■ Problem ■
Reproduce the data below in full and exclude every picture.
━━ Supplied data ━━
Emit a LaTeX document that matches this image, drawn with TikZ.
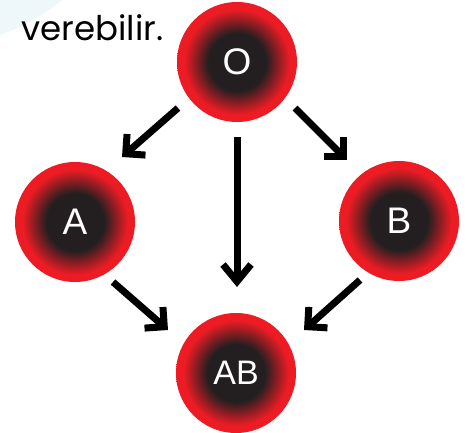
\documentclass[tikz,border=0pt]{standalone}
\usepackage{fontspec}
\setmainfont{Liberation Sans}
\newfontfamily\handfont{Poppins}
\usetikzlibrary{arrows.meta}
\definecolor{bloodred}{HTML}{ED1C24}
\definecolor{coreblack}{HTML}{231F20}
\definecolor{paleblue}{HTML}{EEF7FA}
% red cell: dark core fading out to a bright red rim (rim of the circle = 25bp)
\pgfdeclareradialshading{cellshade}{\pgfpoint{0bp}{0bp}}{%
  color(0bp)=(coreblack); color(12bp)=(coreblack);
  color(22bp)=(bloodred); color(50bp)=(bloodred)}
\tikzset{
  cell/.style={circle, minimum size=120pt, inner sep=0pt, outer sep=0pt,
    shading=cellshade, text=white, font=\fontsize{37}{37}\selectfont},
  arr/.style={line width=7pt, -{Straight Barb[length=14pt,width=28pt]}},
  arrv/.style={line width=7pt, -{Straight Barb[length=17pt,width=28pt]}},
  note/.style={anchor=base west, font=\handfont\fontsize{34}{34}\selectfont},
}
\begin{document}
\begin{tikzpicture}[x=1pt,y=-1pt]
\useasboundingbox (0,0) rectangle (469,432);
\fill[white] (0,0) rectangle (469,432);
\fill[paleblue] (0,0) -- (62,0) .. controls (40,18) and (20,28) .. (0,35) -- cycle;

\node[note] (txt) at (18,40) {verebilir.};

\node[cell] (O)  at (237,62)  {O};
\node[cell] (A)  at (75,222)  {A};
\node[cell] (B)  at (399,221) {B};
\node[cell, font=\fontsize{34}{34}\selectfont] (AB) at (236,373) {AB};

\draw[arr]  ([shift={(-59,46)}]O.center) -- ([shift={(47,-65)}]A.center);
\draw[arrv] ([shift={(0,75)}]O.center)   -- ([shift={(1,-86)}]AB.center);
\draw[arr]  ([shift={(58,46)}]O.center)  -- ([shift={(-52,-61)}]B.center);
\draw[arr]  ([shift={(38,60)}]A.center)  -- ([shift={(-68,-43)}]AB.center);
\draw[arr]  ([shift={(-39,59)}]B.center) -- ([shift={(68,-43)}]AB.center);
\end{tikzpicture}
\end{document}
━━━
■ Result of the task ■
Emit a LaTeX document that matches this image, drawn with TikZ.
\documentclass[tikz,border=0pt]{standalone}
\usepackage{fontspec}
\setmainfont{Liberation Sans}
\newfontfamily\handfont{Poppins}
\usetikzlibrary{arrows.meta}
\definecolor{bloodred}{HTML}{ED1C24}
\definecolor{coreblack}{HTML}{231F20}
\definecolor{paleblue}{HTML}{EEF7FA}
% red cell: dark core fading out to a bright red rim (rim of the circle = 25bp)
\pgfdeclareradialshading{cellshade}{\pgfpoint{0bp}{0bp}}{%
  color(0bp)=(coreblack); color(12bp)=(coreblack);
  color(22bp)=(bloodred); color(50bp)=(bloodred)}
\tikzset{
  cell/.style={circle, minimum size=120pt, inner sep=0pt, outer sep=0pt,
    shading=cellshade, text=white, font=\fontsize{37}{37}\selectfont},
  arr/.style={line width=7pt, -{Straight Barb[length=14pt,width=28pt]}},
  arrv/.style={line width=7pt, -{Straight Barb[length=17pt,width=28pt]}},
  note/.style={anchor=base west, font=\handfont\fontsize{34}{34}\selectfont},
}
\begin{document}
\begin{tikzpicture}[x=1pt,y=-1pt]
\useasboundingbox (0,0) rectangle (469,432);
\fill[white] (0,0) rectangle (469,432);
\fill[paleblue] (0,0) -- (62,0) .. controls (40,18) and (20,28) .. (0,35) -- cycle;

\node[note] (txt) at (18,40) {verebilir.};

\node[cell] (O)  at (237,62)  {O};
\node[cell] (A)  at (75,222)  {A};
\node[cell] (B)  at (399,221) {B};
\node[cell, font=\fontsize{34}{34}\selectfont] (AB) at (236,373) {AB};

\draw[arr]  ([shift={(-59,46)}]O.center) -- ([shift={(47,-65)}]A.center);
\draw[arrv] ([shift={(0,75)}]O.center)   -- ([shift={(1,-86)}]AB.center);
\draw[arr]  ([shift={(58,46)}]O.center)  -- ([shift={(-52,-61)}]B.center);
\draw[arr]  ([shift={(38,60)}]A.center)  -- ([shift={(-68,-43)}]AB.center);
\draw[arr]  ([shift={(-39,59)}]B.center) -- ([shift={(68,-43)}]AB.center);
\end{tikzpicture}
\end{document}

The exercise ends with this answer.